In Ireland, the announcement by the central bank about the needs of the country’s top financial institutions vividly illustrates the extent of the country’s financial troubles.

“This has been one of the costliest banking crises in history,” said Patrick Honohan, the governor of the Central Bank of Ireland, which oversaw the stress tests. “There was a need for the banks to have ample capital to meet the markets’ gloomy prognostications.”

In a step that could ease some of the pressure on Ireland, the European Central Bank said Thursday that banks could use government bonds as collateral for borrowing from the central bank, regardless of how the bonds are rated. Because of that, banks would have more flexibility to borrow from the European bank at its benchmark rate.

Also on Thursday, a fallen Irish bank not included in the stress test, Anglo Irish, disclosed a loss of $25 billion, the largest loss in the country’s corporate history. Anglo Irish, which is expected to receive 34 billion euros in funds from the state, was not included in the test because it is being gradually wound down.

The 24 billion euros needed to shore up the four Irish banks includes 18.8 billion euros for Allied Irish Bank, 5.2 billion for the Bank of Ireland, 4.2 billion for two smaller institutions and an additional 5.3 billion to serve as an extra layer of equity.

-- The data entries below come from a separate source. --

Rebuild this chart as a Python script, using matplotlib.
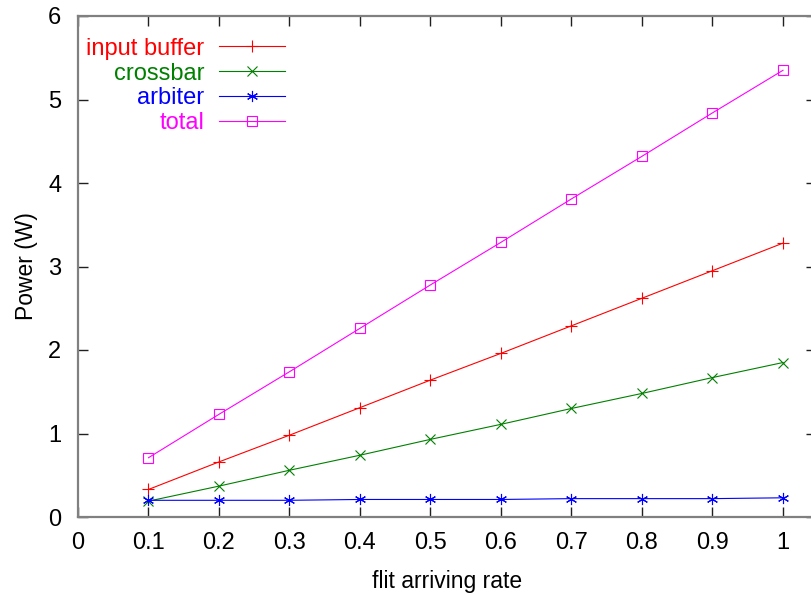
import matplotlib
matplotlib.use("Agg")
import matplotlib.pyplot as plt

# flit arriving rate vs power for each router component
rates = [0.1, 0.2, 0.3, 0.4, 0.5, 0.6, 0.7, 0.8, 0.9, 1.0]
input_buffer = [0.33, 0.66, 0.98, 1.31, 1.64, 1.96, 2.29, 2.62, 2.95, 3.28]
crossbar = [0.19, 0.37, 0.56, 0.74, 0.93, 1.11, 1.30, 1.48, 1.67, 1.85]
arbiter = [0.20, 0.20, 0.20, 0.21, 0.21, 0.21, 0.22, 0.22, 0.22, 0.23]
total = [0.71, 1.23, 1.74, 2.26, 2.78, 3.29, 3.81, 4.32, 4.84, 5.35]

series_names = ["input buffer", "crossbar", "arbiter", "total"]
x_ticks = [0, 0.1, 0.2, 0.3, 0.4, 0.5, 0.6, 0.7, 0.8, 0.9, 1]
x_tick_labels = ["0", "0.1", "0.2", "0.3", "0.4", "0.5", "0.6", "0.7", "0.8", "0.9", "1"]
y_ticks = [0, 1, 2, 3, 4, 5, 6]

plt.rcParams["font.family"] = ["Liberation Sans", "DejaVu Sans"]

fig = plt.figure(figsize=(8.12, 5.95), dpi=100)
ax = fig.add_axes([78 / 812, 78 / 595, 738 / 812, 501 / 595])

styles = [
    ("#ff0000", "+", 9, input_buffer),
    ("#008000", "x", 7, crossbar),
    ("#0000ff", (6, 2, 0), 8, arbiter),
    ("#ff00ff", "s", 6.5, total),
]
for name, (color, marker, ms, values) in zip(series_names, styles):
    ax.plot(rates, values, color=color, lw=0.8, marker=marker, ms=ms,
            mfc="none" if marker == "s" else color, mec=color, mew=0.8,
            label=name)

ax.set_xlim(0, 738 / 705)
ax.set_ylim(0, 6)
ax.set_xticks(x_ticks)
ax.set_xticklabels(x_tick_labels)
ax.set_yticks(y_ticks)
ax.tick_params(direction="in", length=7, width=1, labelsize=17,
               top=True, right=True, color="#202020")
ax.tick_params(axis="x", pad=11)
ax.tick_params(axis="y", pad=12)
for sp in ax.spines.values():
    sp.set_color("#808080")
    sp.set_linewidth(1.6)

ax.set_xlabel("flit arriving rate", fontsize=16.5, labelpad=11)
ax.set_ylabel("Power (W)", fontsize=16.5, labelpad=7)

leg = ax.legend(loc="upper left", bbox_to_anchor=(-0.008, 0.985), frameon=False,
                markerfirst=False, fontsize=17, handlelength=2.8,
                labelspacing=0.12, handletextpad=0.6, borderaxespad=0.2,
                labelcolor="linecolor")
for t in leg.get_texts():
    t.set_ha("right")

fig.savefig("out.png", dpi=100)
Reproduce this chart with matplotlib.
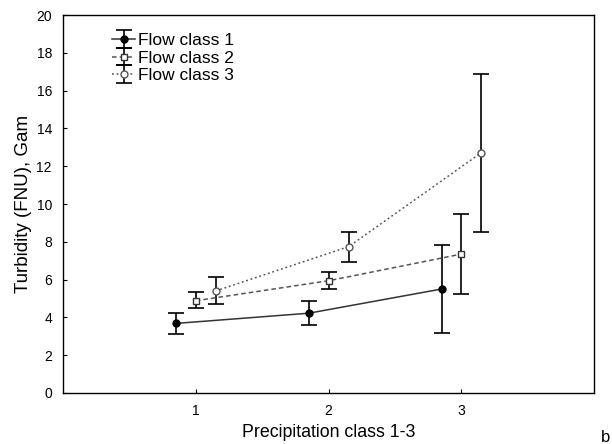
import matplotlib
matplotlib.use("Agg")
import matplotlib.pyplot as plt

plt.rcParams['font.family'] = ['Liberation Sans', 'DejaVu Sans']

# precipitation classes, each flow class drawn slightly offset
classes = [1, 2, 3]
offsets = [-0.15, 0.0, 0.15]
labels = ["Flow class 1", "Flow class 2", "Flow class 3"]

means = [[3.68, 4.22, 5.50],
         [4.88, 5.94, 7.35],
         [5.40, 7.74, 12.72]]
upper = [[4.25, 4.85, 7.85],
         [5.33, 6.40, 9.45],
         [6.12, 8.50, 16.90]]
lower = [[3.14, 3.62, 3.18],
         [4.50, 5.48, 5.26],
         [4.72, 6.92, 8.52]]

styles = [dict(ls='-', marker='o', mfc='black', mec='black', ms=5, color='#333333'),
          dict(ls=(0, (3, 2)), marker='s', mfc='white', mec='#333333', ms=4.5, color='#555555'),
          dict(ls=(0, (1.2, 1.8)), marker='o', mfc='white', mec='#555555', ms=5, color='#555555')]

fig, ax = plt.subplots(figsize=(6.12, 4.44), dpi=100)
fig.subplots_adjust(left=0.103, right=0.971, top=0.966, bottom=0.115)

for i in range(3):
    xs = [c + offsets[i] for c in classes]
    err = [[m - l for m, l in zip(means[i], lower[i])],
           [u - m for m, u in zip(means[i], upper[i])]]
    ax.errorbar(xs, means[i], yerr=err, ecolor='black', elinewidth=1.2,
                capsize=6, capthick=1.2, lw=1.1, label=labels[i], **styles[i])

ax.set_xlim(0, 4)
ax.set_ylim(0, 20)
ax.set_xticks(classes)
ax.set_yticks(range(0, 21, 2))
ax.tick_params(direction='in', length=3, labelsize=10, pad=8)
for s in ax.spines.values():
    s.set_linewidth(1.0)

ax.set_xlabel("Precipitation class 1-3", fontsize=12.8, labelpad=4)
ax.set_ylabel("Turbidity (FNU), Gam", fontsize=13.5, labelpad=3)

ax.legend(loc='upper left', bbox_to_anchor=(0.07, 0.985), frameon=False,
          fontsize=12.5, handlelength=1.3, handletextpad=0.2, labelspacing=0.14,
          borderpad=0.2)

fig.text(0.982, 0.004, "b", fontsize=12)

fig.savefig("out.png", dpi=100)
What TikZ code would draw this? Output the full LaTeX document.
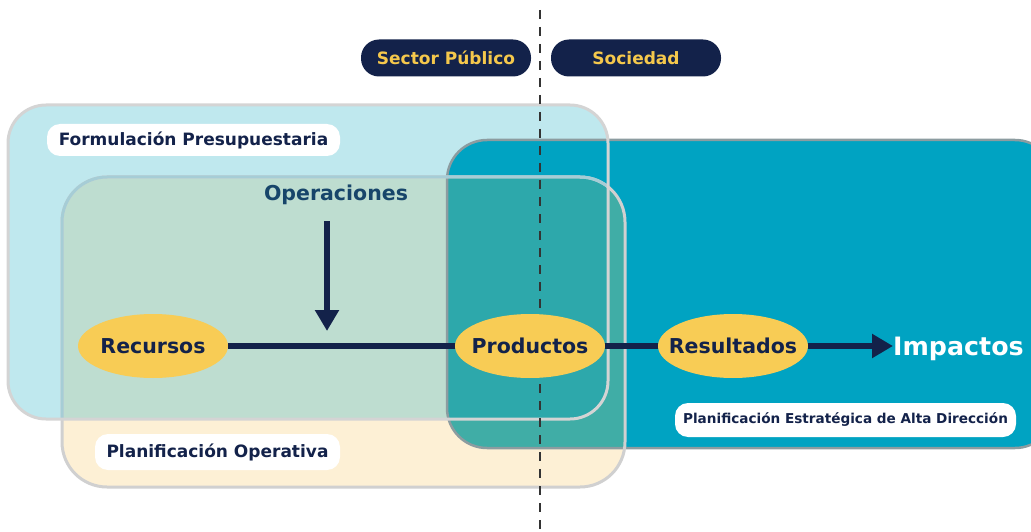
\documentclass[tikz,border=0pt]{standalone}
\usepackage{fontspec}
\setmainfont{DejaVu Sans}
\usetikzlibrary{arrows.meta,shapes.geometric}
\definecolor{lbfill}{HTML}{BFE8EE}
\definecolor{creamfill}{HTML}{FDF0D5}
\definecolor{lbgreen}{HTML}{BEDDD0}
\definecolor{tealfill}{HTML}{00A3C2}
\definecolor{tealgreen}{HTML}{40ADA6}
\definecolor{tealgreenlb}{HTML}{2DA8AB}
\definecolor{lbborder}{HTML}{D4D4D4}
\definecolor{tealborder}{HTML}{8C9CA0}
\definecolor{greenborderA}{HTML}{D0D0D0}
\definecolor{greenborderB}{HTML}{A6CDD6}
\definecolor{navy}{HTML}{13224A}
\definecolor{gold}{HTML}{F8CC55}
\definecolor{pilltext}{HTML}{F5C84C}
\definecolor{optextc}{HTML}{17456A}
\definecolor{dashc}{HTML}{333333}
\tikzset{
  ell/.style={ellipse, fill=gold, minimum width=150pt, minimum height=64pt, inner sep=0pt,
    text=navy, font=\bfseries\fontsize{20.5}{24}\selectfont},
  pill/.style={rounded corners=18pt, fill=navy, minimum width=170pt, minimum height=37pt,
    inner sep=0pt, text=pilltext, font=\bfseries\fontsize{17}{20}\selectfont},
  tag/.style={rounded corners=13pt, fill=white, inner sep=0pt, text=navy},
  flow/.style={navy, line width=6pt},
  flowarrow/.style={navy, line width=6pt, -{Triangle[length=21pt,width=23pt]}},
  dashline/.style={dashc, line width=2.5pt, dash pattern=on 9pt off 8pt},
}
\begin{document}
\begin{tikzpicture}[x=1pt,y=-1pt]
\useasboundingbox (0,0) rectangle (1031,532);
% fills
\fill[lbfill, rounded corners=38pt] (8,105) rectangle (608,419);
\fill[creamfill, rounded corners=45pt] (62,177) rectangle (625,487);
\begin{scope}
  \clip[rounded corners=38pt] (8,105) rectangle (608,419);
  \fill[lbgreen, rounded corners=45pt] (62,177) rectangle (625,487);
\end{scope}
\fill[tealfill, rounded corners=40pt] (447,140) rectangle (1055,448);
\begin{scope}
  \clip[rounded corners=40pt] (447,140) rectangle (1055,448);
  \fill[tealgreen, rounded corners=45pt] (62,177) rectangle (625,487);
  \clip[rounded corners=38pt] (8,105) rectangle (608,419);
  \fill[tealgreenlb, rounded corners=45pt] (62,177) rectangle (625,487);
\end{scope}
% borders
\draw[tealborder, line width=2.5pt, rounded corners=40pt] (447,140) rectangle (1055,448);
\draw[greenborderA, line width=3pt, rounded corners=45pt] (62,177) rectangle (625,487);
\begin{scope}
  \clip[rounded corners=38pt] (8,105) rectangle (608,419);
  \draw[greenborderB, line width=3pt, rounded corners=45pt] (62,177) rectangle (625,487);
\end{scope}
\draw[lbborder, line width=3pt, rounded corners=38pt] (8,105) rectangle (608,419);
% labels
\node[tag, minimum width=293pt, minimum height=32pt, font=\bfseries\fontsize{17}{20}\selectfont] (formu) at (193.5,140) {Formulación Presupuestaria};
\node[tag, minimum width=245pt, minimum height=36pt, font=\bfseries\fontsize{17}{20}\selectfont] (plop) at (217.5,452) {Planificación Operativa};
\node[tag, minimum width=341pt, minimum height=34pt, font=\bfseries\fontsize{13.6}{16}\selectfont] (plest) at (845.5,420) {Planificación Estratégica de Alta Dirección};
\node[pill] (sector) at (446,58) {Sector Público};
\node[pill] (soc) at (636,58) {Sociedad};
% dashed divider
\coordinate (dtop) at (540,10);
\coordinate (dbot) at (540,532);
\draw[dashline] (dtop) -- (dbot);
% process
\node[text=optextc, inner sep=0pt, font=\bfseries\fontsize{20.5}{24}\selectfont] (ope) at (336,195) {Operaciones};
\coordinate (opstart) at (327,221);
\coordinate (opend) at (327,331);
\draw[flowarrow] (opstart) -- (opend);
\node[ell] (rec) at (153,346) {\makebox[0pt][c]{Recursos}};
\node[ell] (prod) at (530,346) {\makebox[0pt][c]{Productos}};
\node[ell] (res) at (733,346) {\makebox[0pt][c]{Resultados}};
\node[anchor=base west, inner sep=0pt, text=white, font=\bfseries\fontsize{25.3}{30}\selectfont] (imp) at (893,355) {Impactos};
\draw[flow] (rec) -- (prod);
\draw[flow] (prod) -- (res);
\draw[flowarrow] (res) -- (res -| imp.west);
\end{tikzpicture}
\end{document}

Officials said the process of reducing the Irish financing gap, or the difference between bank deposits and loans, will take years and will require the write-off and disposal of 72 billion euros in problem loans by 2013.

The gap, otherwise known as the loan-to-deposit ratio, now stands at 171 percent against a government goal of 122 percent and it is currently being financed by the European Central Bank and the Irish Central Bank at a cost of about 150 billion euros, an amount that is about equal to the country’s gross domestic product.